What is the basic concept of income tax?

Simply put, tax is what you pay the government as costs for running the country. It takes money to build infrastructure like roads, or pay the salaries of civil servants like the Police, the army, and so on. Income tax is a way of collecting money from citizens based on how much each person earns. The more you earn, the more you pay. There are of course ways that the government lets you avoid paying taxes if you’re putting the money into something the government can use - like investing in infrastructure bonds, or taking a loan (the interest from which will go towards maintaining financial institutions). 

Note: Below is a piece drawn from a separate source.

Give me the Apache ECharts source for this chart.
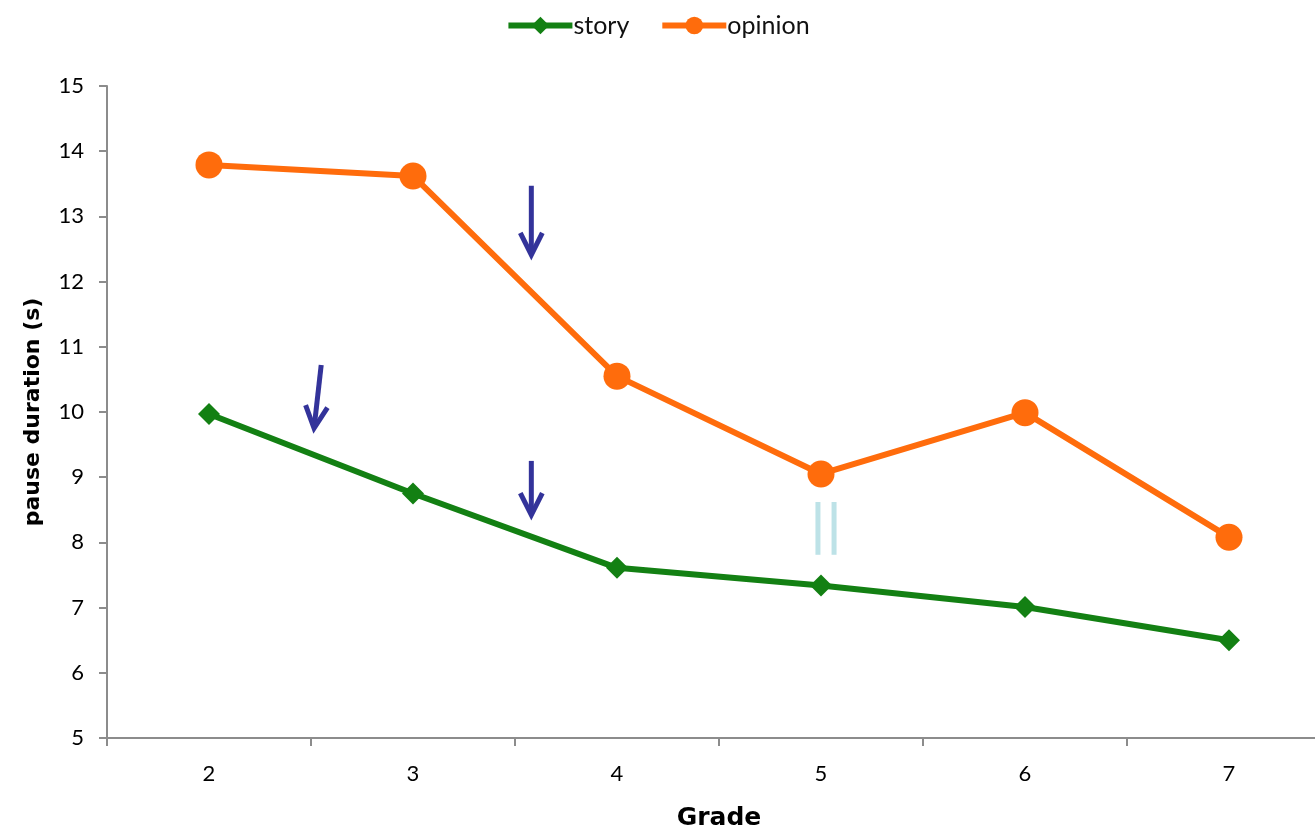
<!DOCTYPE html>
<html><head><meta charset="utf-8">
<script src="https://cdn.jsdelivr.net/npm/echarts@6/dist/echarts.min.js"></script>
<style>html,body{margin:0;padding:0;background:#fff}#c{width:1315px;height:827px}</style>
</head><body><div id="c"></div>
<script>
var categories = ['2','3','4','5','6','7'];
var story = [9.97, 8.75, 7.61, 7.34, 7.01, 6.5];
var opinion = [13.79, 13.62, 10.55, 9.05, 9.99, 8.08];
// annotation arrows: [xIndexTop, yTop, xIndexBottom, yBottom]
var arrows = [[0.55, 10.72, 0.515, 9.75], [1.58, 13.47, 1.58, 12.41], [1.58, 9.25, 1.58, 8.42]];
// light-blue "||" mark: [xIndex, yTop, yBottom]
var bars = [[2.985, 8.62, 7.81], [3.064, 8.62, 7.81]];

var FONT = 'Lato, "Open Sans", sans-serif';
var BOLD = '"DejaVu Sans", Lato, sans-serif';
var chart = echarts.init(document.getElementById('c'));
chart.setOption({
  animation: false,
  legend: {
    top: 8, left: 'center', itemWidth: 64, itemHeight: 22, itemGap: 30,
    lineStyle: {width: 6},
    textStyle: {fontFamily: FONT, fontSize: 25, color: '#111', padding: [0, 0, 0, -4]},
    data: ['story', 'opinion']
  },
  grid: {left: 107, right: -16, top: 86, bottom: 89, outerBoundsMode: 'none', containLabel: false},
  xAxis: {
    type: 'category', data: categories, boundaryGap: true,
    name: 'Grade', nameLocation: 'middle', nameGap: 68,
    nameTextStyle: {fontFamily: BOLD, fontSize: 25, fontWeight: 'bold', color: '#000'},
    axisLine: {lineStyle: {color: '#8c8c8c', width: 2}},
    axisTick: {show: true, length: 8, lineStyle: {color: '#8c8c8c', width: 2}, alignWithLabel: false},
    axisLabel: {fontFamily: FONT, fontSize: 22, color: '#000', margin: 25},
    splitLine: {show: false}
  },
  yAxis: {
    type: 'value', min: 5, max: 15, interval: 1,
    name: 'pause duration (s)', nameLocation: 'middle', nameGap: 63, nameRotate: 90,
    nameTextStyle: {fontFamily: BOLD, fontSize: 22, fontWeight: 'bold', color: '#000'},
    axisLine: {show: true, lineStyle: {color: '#8c8c8c', width: 2}},
    axisTick: {show: true, length: 8, lineStyle: {color: '#8c8c8c', width: 2}},
    axisLabel: {fontFamily: FONT, fontSize: 22, color: '#000', margin: 23},
    splitLine: {show: false}
  },
  series: [
    {name: 'story', type: 'line', data: story, symbol: 'diamond', symbolSize: 22,
     lineStyle: {color: '#138013', width: 6}, itemStyle: {color: '#138013'}},
    {name: 'opinion', type: 'line', data: opinion, symbol: 'circle', symbolSize: 27,
     lineStyle: {color: '#ff6c0c', width: 6}, itemStyle: {color: '#ff6c0c'}}
  ]
});

function px(idx, val) {
  var p0 = chart.convertToPixel({gridIndex: 0}, [0, 5]);
  var p1 = chart.convertToPixel({gridIndex: 0}, [1, val]);
  return [p0[0] + (p1[0] - p0[0]) * idx, p1[1]];
}
var g = [];
arrows.forEach(function (a) {
  var t = px(a[0], a[1]), b = px(a[2], a[3]);
  var dx = b[0] - t[0], dy = b[1] - t[1], L = Math.sqrt(dx * dx + dy * dy);
  var ux = dx / L, uy = dy / L, nx = -uy, ny = ux, h = 22, w = 11;
  g.push({type: 'line', shape: {x1: t[0], y1: t[1], x2: b[0] - ux * 4, y2: b[1] - uy * 4},
    style: {stroke: '#33339a', lineWidth: 5}, z: 10});
  g.push({type: 'polyline', shape: {points: [
      [b[0] - ux * h + nx * w, b[1] - uy * h + ny * w], [b[0], b[1]],
      [b[0] - ux * h - nx * w, b[1] - uy * h - ny * w]]},
    style: {stroke: '#33339a', lineWidth: 5, fill: null, lineJoin: 'miter'}, z: 10});
});
bars.forEach(function (r) {
  var t = px(r[0], r[1]), b = px(r[0], r[2]);
  g.push({type: 'line', shape: {x1: t[0], y1: t[1], x2: b[0], y2: b[1]},
    style: {stroke: '#bde2e7', lineWidth: 5}, z: 10});
});
chart.setOption({graphic: g});
</script></body></html>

What are the 4 types of income taxes?

Income tax, by definition, is something the government takes from your income. If you’re a salaried professional, you might notice the term TDS in your salary slip. This stands for Tax Deducted at Source, it means the government has already taken the tax from your salary before giving it to you.

Even if you’re not a salaried employee, you still pay income tax because you surely have some means of earning money. Here are some other types of income tax:

  1. Income tax on Salary
  2. Tax on owned property (like a house)
  3. Tax on profits earned from a business
  4. Capital gains tax - this is the tax you pay on money you may through stock trading or mutual fund gains

Which is the best option to save tax?

Depending on how much you earn and what stage of life you are in, there are different ways to save tax that could work for you. Here are some:

  • ELSS Mutual Funds - This is a class or type of mutual fund that require you lock in an amount for 3 years at a stretch. Also known as tax-saver funds, these funds give you returns of up to 20% per year. ₹1,50,000 of your income is exempt from tax every year.
  • NPS or National Pension Scheme - this is a government initiative that lets citizens invest in it at regular intervals. A maximum of ₹50,000 per year is exempt from income tax.
  • PPF or Public Provident Fund - Another government scheme that lets you save money into this fund regularly, and at the same time, be exempt from tax for up to ₹1,50,000 per year.

There are many more ways to save on tax, but here are some easy to set up and effective ways to save on tax.